DATA EXTRACT –
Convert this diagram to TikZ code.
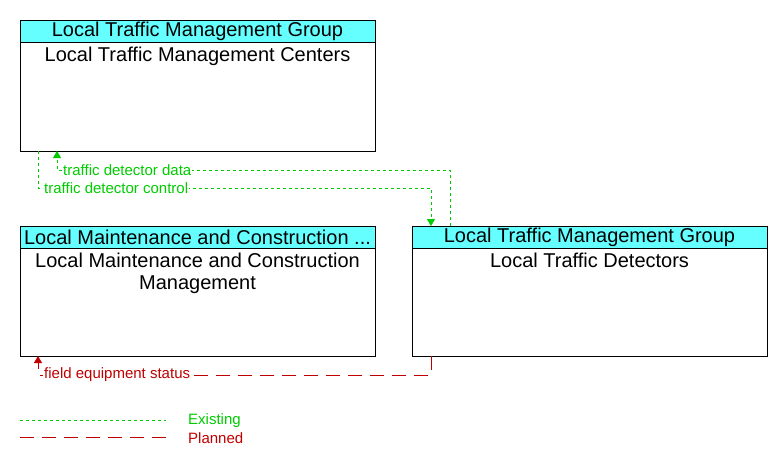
\documentclass[tikz,border=0pt]{standalone}
\usepackage{fontspec}
\setmainfont{Liberation Sans}
\usetikzlibrary{arrows.meta}
\definecolor{hdr}{RGB}{102,255,255}
\definecolor{exg}{RGB}{0,204,0}
\definecolor{pln}{RGB}{192,0,0}
\tikzset{
  x=1pt,y=-1pt,
  boxbody/.style={draw=black,line width=1pt,fill=white},
  boxhead/.style={draw=black,line width=1pt,fill=hdr},
  htext/.style={font=\fontsize{20}{22}\selectfont,anchor=center,inner sep=0},
  btext/.style={font=\fontsize{20}{22}\selectfont,align=center,anchor=north,inner sep=0},
  exist/.style={draw=exg,line width=0.8pt,dash pattern=on 3pt off 3pt},
  plan/.style={draw=pln,line width=0.8pt,dash pattern=on 14pt off 8pt},
  lbl/.style={font=\fontsize{15}{17}\selectfont,inner sep=1pt,fill=white},
  etip/.style={-{Triangle[length=7pt,width=8pt]}},
}
\begin{document}
\begin{tikzpicture}
\useasboundingbox (0,0) rectangle (782,464);
% Box 1
\path[boxbody] (20,20) rectangle (375,151);
\path[boxhead] (20,20) rectangle (375,42);
\node[htext] (h1) at (197.5,31) {Local Traffic Management Group};
\node[btext] (b1) at (197.5,47) {Local Traffic Management Centers};
% Box 2
\path[boxbody] (20,226) rectangle (375,356);
\path[boxhead] (20,226) rectangle (375,248);
\node[htext] (h2) at (197.5,237) {Local Maintenance and Construction ...};
\node[btext] (b2) at (197.5,253) {Local Maintenance and Construction\\Management};
% Box 3
\path[boxbody] (412,226) rectangle (767,356);
\path[boxhead] (412,226) rectangle (767,248);
\node[htext] (h3) at (589.5,237) {Local Traffic Management Group};
\node[btext] (b3) at (589.5,253) {Local Traffic Detectors};
% coordinates
\coordinate (d0) at (450,226);
\coordinate (d1) at (57,151);
\coordinate (c0) at (38,151);
\coordinate (c1) at (431,226);
\coordinate (f0) at (431,356);
\coordinate (f1) at (38,356);
% traffic detector data
\draw[exist,exg,etip] (d0) |- (57,170) -- (d1);
\node[lbl,text=exg,anchor=west] (l1) at (62,170) {traffic detector data};
% traffic detector control
\draw[exist,exg,etip] (c0) |- (431,188) -- (c1);
\node[lbl,text=exg,anchor=west] (l2) at (43,188) {traffic detector control};
% field equipment status
\draw[plan,pln,etip] (f0) |- (38,375) -- (f1);
\node[lbl,text=pln,anchor=west] (l3) at (43,375) {field equipment status};
% legend
\coordinate (e0) at (20,420); \coordinate (e1) at (166,420);
\coordinate (p0) at (20,437); \coordinate (p1) at (166,437);
\draw[exist] (e0) -- (e1);
\draw[plan] (p0) -- (p1);
\node[font=\fontsize{15}{17}\selectfont,text=exg,anchor=west,inner sep=0] (le) at (188,421) {Existing};
\node[font=\fontsize{15}{17}\selectfont,text=pln,anchor=west,inner sep=0] (lp) at (188,438) {Planned};
\end{tikzpicture}
\end{document}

AIM –
Except for the pictures, copy the material above exactly.

ANSWER TO THE PROBLEM –
Convert this diagram to TikZ code.
\documentclass[tikz,border=0pt]{standalone}
\usepackage{fontspec}
\setmainfont{Liberation Sans}
\usetikzlibrary{arrows.meta}
\definecolor{hdr}{RGB}{102,255,255}
\definecolor{exg}{RGB}{0,204,0}
\definecolor{pln}{RGB}{192,0,0}
\tikzset{
  x=1pt,y=-1pt,
  boxbody/.style={draw=black,line width=1pt,fill=white},
  boxhead/.style={draw=black,line width=1pt,fill=hdr},
  htext/.style={font=\fontsize{20}{22}\selectfont,anchor=center,inner sep=0},
  btext/.style={font=\fontsize{20}{22}\selectfont,align=center,anchor=north,inner sep=0},
  exist/.style={draw=exg,line width=0.8pt,dash pattern=on 3pt off 3pt},
  plan/.style={draw=pln,line width=0.8pt,dash pattern=on 14pt off 8pt},
  lbl/.style={font=\fontsize{15}{17}\selectfont,inner sep=1pt,fill=white},
  etip/.style={-{Triangle[length=7pt,width=8pt]}},
}
\begin{document}
\begin{tikzpicture}
\useasboundingbox (0,0) rectangle (782,464);
% Box 1
\path[boxbody] (20,20) rectangle (375,151);
\path[boxhead] (20,20) rectangle (375,42);
\node[htext] (h1) at (197.5,31) {Local Traffic Management Group};
\node[btext] (b1) at (197.5,47) {Local Traffic Management Centers};
% Box 2
\path[boxbody] (20,226) rectangle (375,356);
\path[boxhead] (20,226) rectangle (375,248);
\node[htext] (h2) at (197.5,237) {Local Maintenance and Construction ...};
\node[btext] (b2) at (197.5,253) {Local Maintenance and Construction\\Management};
% Box 3
\path[boxbody] (412,226) rectangle (767,356);
\path[boxhead] (412,226) rectangle (767,248);
\node[htext] (h3) at (589.5,237) {Local Traffic Management Group};
\node[btext] (b3) at (589.5,253) {Local Traffic Detectors};
% coordinates
\coordinate (d0) at (450,226);
\coordinate (d1) at (57,151);
\coordinate (c0) at (38,151);
\coordinate (c1) at (431,226);
\coordinate (f0) at (431,356);
\coordinate (f1) at (38,356);
% traffic detector data
\draw[exist,exg,etip] (d0) |- (57,170) -- (d1);
\node[lbl,text=exg,anchor=west] (l1) at (62,170) {traffic detector data};
% traffic detector control
\draw[exist,exg,etip] (c0) |- (431,188) -- (c1);
\node[lbl,text=exg,anchor=west] (l2) at (43,188) {traffic detector control};
% field equipment status
\draw[plan,pln,etip] (f0) |- (38,375) -- (f1);
\node[lbl,text=pln,anchor=west] (l3) at (43,375) {field equipment status};
% legend
\coordinate (e0) at (20,420); \coordinate (e1) at (166,420);
\coordinate (p0) at (20,437); \coordinate (p1) at (166,437);
\draw[exist] (e0) -- (e1);
\draw[plan] (p0) -- (p1);
\node[font=\fontsize{15}{17}\selectfont,text=exg,anchor=west,inner sep=0] (le) at (188,421) {Existing};
\node[font=\fontsize{15}{17}\selectfont,text=pln,anchor=west,inner sep=0] (lp) at (188,438) {Planned};
\end{tikzpicture}
\end{document}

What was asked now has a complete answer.